How do you want people to remember SC Verdugos? What is the next step for you? Will you continue with another soccer project, or is it all over? 
(Emilio Vallejos with the ball. Source: Carlos Duarte) 
I started picturing the faces of the guys loyal to the club that stuck with us through the years. When there were only three actually that played all four years. These guys were bleeding the club's colors and knew their role on the team. They were playing at a reasonable level, and one of them, my oldest player Emilio Vallejos, is 34 years old. He was the hardest-working player on the field. He was starting every single game, and he was a consistent starter. Some of his teammates were 17, 18, and 19 years old. Some of these guys are from playing college ball in their off-season, and this man is running harder than them.

I want them to remember the moments where it felt like a family because it did. Even the guys who weren't with us for four years would come back in some capacity; some tried playing in Mexico, trained with teams in Europe, and played for their college teams but stayed in touch.

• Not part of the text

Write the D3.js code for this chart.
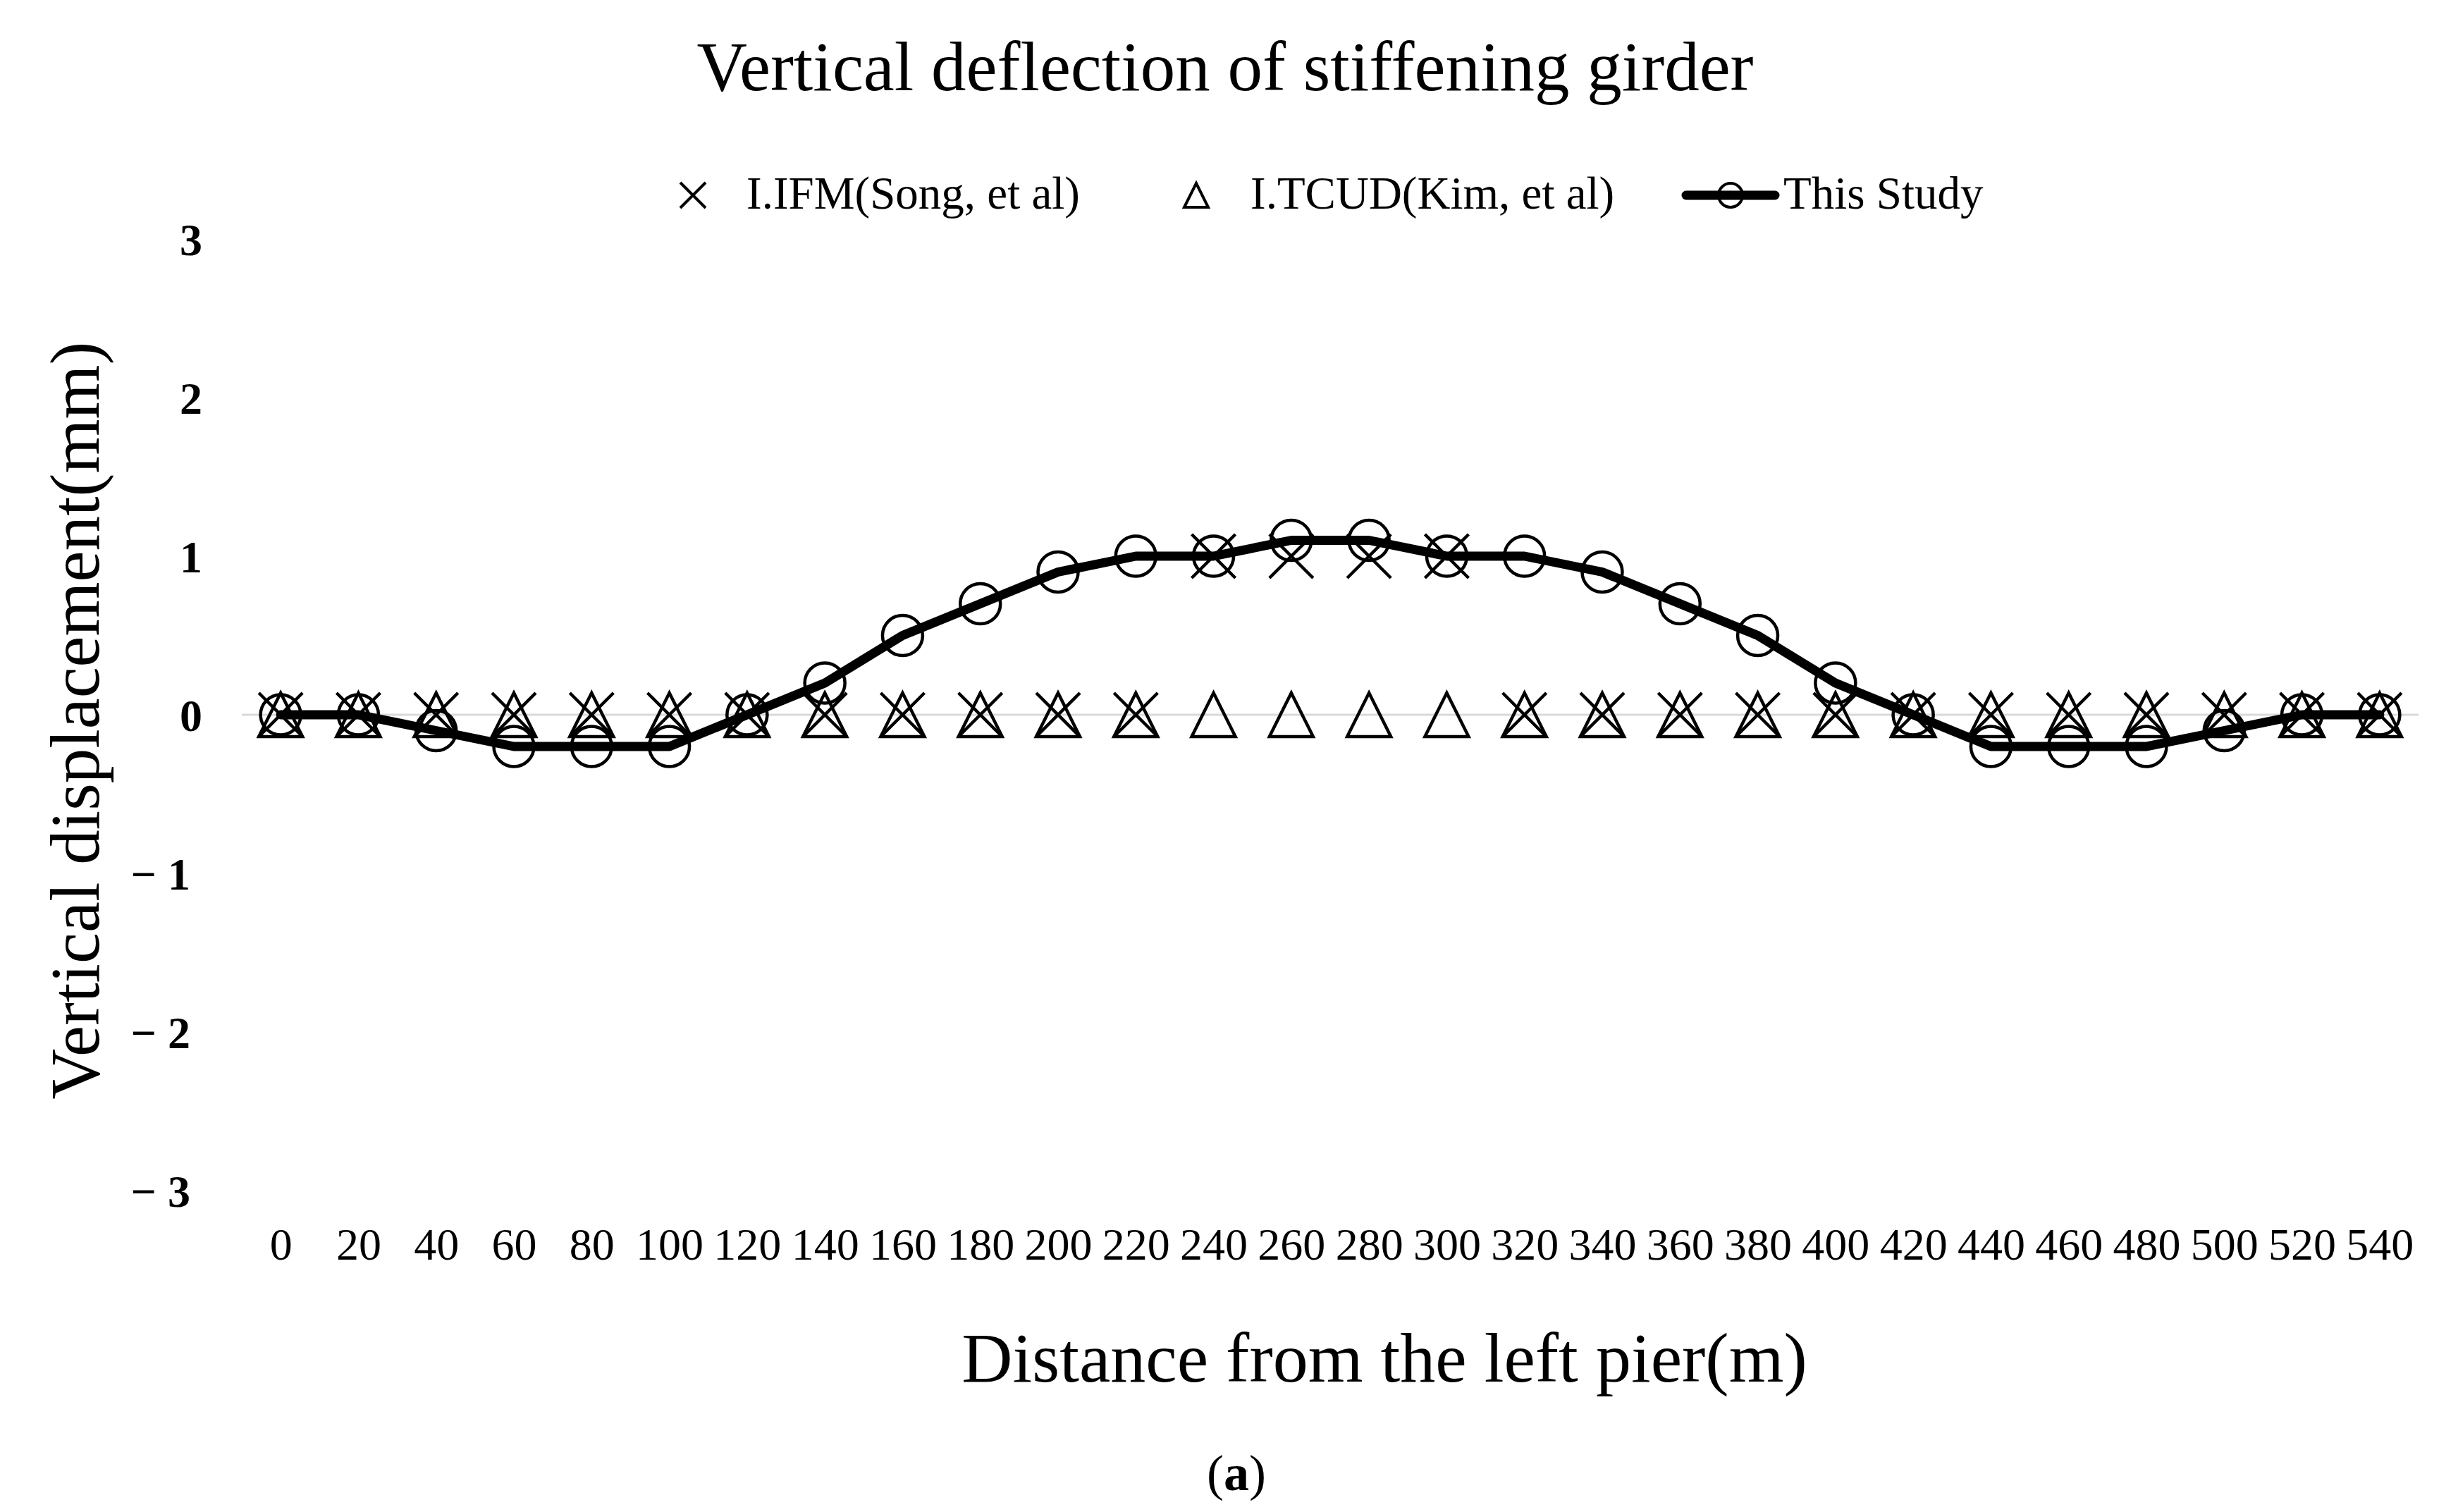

There was a community that Verdugos had created in these four years. I hope everyone remembers the community and the family that came together. It was a beautiful thing.

Those are the fondest memories that I will take with me, and winning the championship in 2019. 

I can never be done with soccer; it's a huge part of my life. My son is seven years old and recently just finished baseball season. I  finished registering him for AYSO here in Glendale. I signed up as a volunteer coach so that I will coach my boy in the fall. It's meaningful to teach my son the game I love and grew up sharing with my dad. To be able to share that with my son is incredibly special.

I registered a team in the Pasadena league where all of this started, and it's called SC Verdugo's. I got some of my buddies in our early mid-thirties, and we're back at it again.

I think it's just more for fun and kick the ball around with some friends, but we will keep it there while I coach my boy on Saturday mornings.